The GHG Protocol is an organisation which develops GHG accounting standards. Standardised emissions accounting is important in developing accurate GHG inventories (carbon footprints) across bodies that can be compared to one another.
The organisation has established a global, standardized framework for measuring and managing emissions. The GHG Protocol Corporate Accounting and Reporting Standard makes it possible to compare emissions from private and public sector operations, value chains, products, cities, and policies.
Businesses will typically use the GHG Protocol Corporate Accounting and Reporting Standard when accounting for their own emissions
The Standard helps companies and other organizations to identify, calculate, and report GHG emissions. It is designed to set the standard for accurate, complete, consistent, relevant and transparent accounting and reporting of GHG emissions by companies and organizations. 
The Standard covers the setting of organisational and operational boundaries, tracking emissions over time, and reporting emissions. It provides guidance on GHG accounting and reporting principles, business goals and inventory design, managing inventory quality, accounting for GHG reductions, verification of GHG emissions, and setting a GHG target.
2. Emission ‘scopes’
The GHG Protocol Corporate Standard is the source of the widely-used emission scoping system. This classifies a company’s GHG emissions into three ‘scopes’.
Scope 1 emissions are direct emissions from owned or controlled sources.
Scope 2 emissions are indirect emissions from the generation of purchased energy.

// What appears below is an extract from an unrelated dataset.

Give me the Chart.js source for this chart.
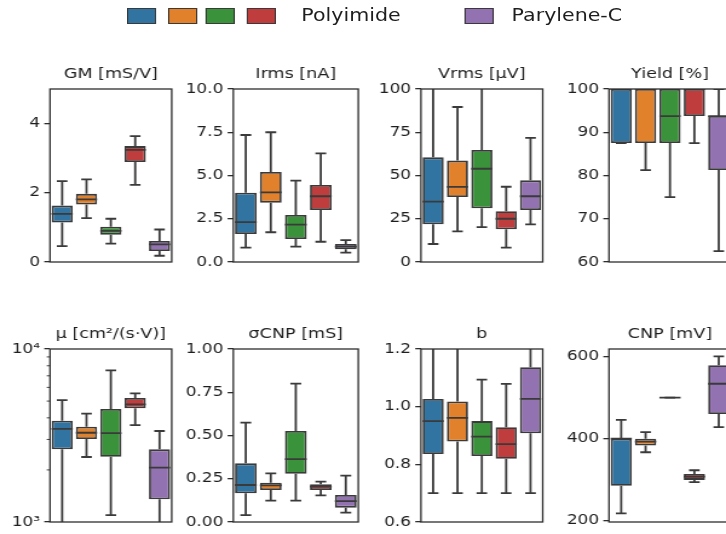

Scope 3 emissions are all indirect emissions (not included in scope 2) that occur in the value chain of the reporting company, including both upstream and downstream emissions. 
3. Value chain emissions
Most large companies report on the emissions from their direct operations (scopes 1 and 2).
Emissions along the value chain often represent a company’s biggest greenhouse gas impacts. For example, Kraft Foods found that value chain emissions comprise more than 90 percent of the company’s total emissions.
Developing a full GHG emissions inventory – incorporating corporate-level scope 1, scope 2, and scope 3 emissions – enables companies to understand their full value chain emissions and to focus on measures that will produce the largest reductions in GHGs.
4. Second edition
The GHG Protocol: Corporate Accounting and Reporting Standard was revised after a two-year multi-stakeholder dialogue. The new edition is designed to improve the rigour quality, and user-friendliness of the first edition.
The new Standard covers the accounting and reporting of the six greenhouse gases covered by the United Nations Framework Convention on Climate Change.
5. Scope 3 standards
The GHG Protocol Corporate Value Chain (Scope 3) Standard and GHG Protocol Product Standard both take a value chain or life cycle approach to GHG accounting. The Corporate Value Chain (Scope 3) Standard accounts for emissions at the corporate level, while the Product Standard accounts for emissions at the individual product level. Together with the GHG Protocol Corporate Standard, the three standards provide a comprehensive approach to value chain GHG measurement and management.
6. Additional services
In addition to accounting and reporting standards, the GHG Protocol provides sector guidance, calculation tools and training.
The organisation also provides webinar, e-learning and in-person training and capacity-building support on its standards and tools. When sector guidance, product rules, or tools conform with GHG Protocol Standards, the organisations responsible can apply to be registered on the ‘Built on GHG Protocol’ scheme.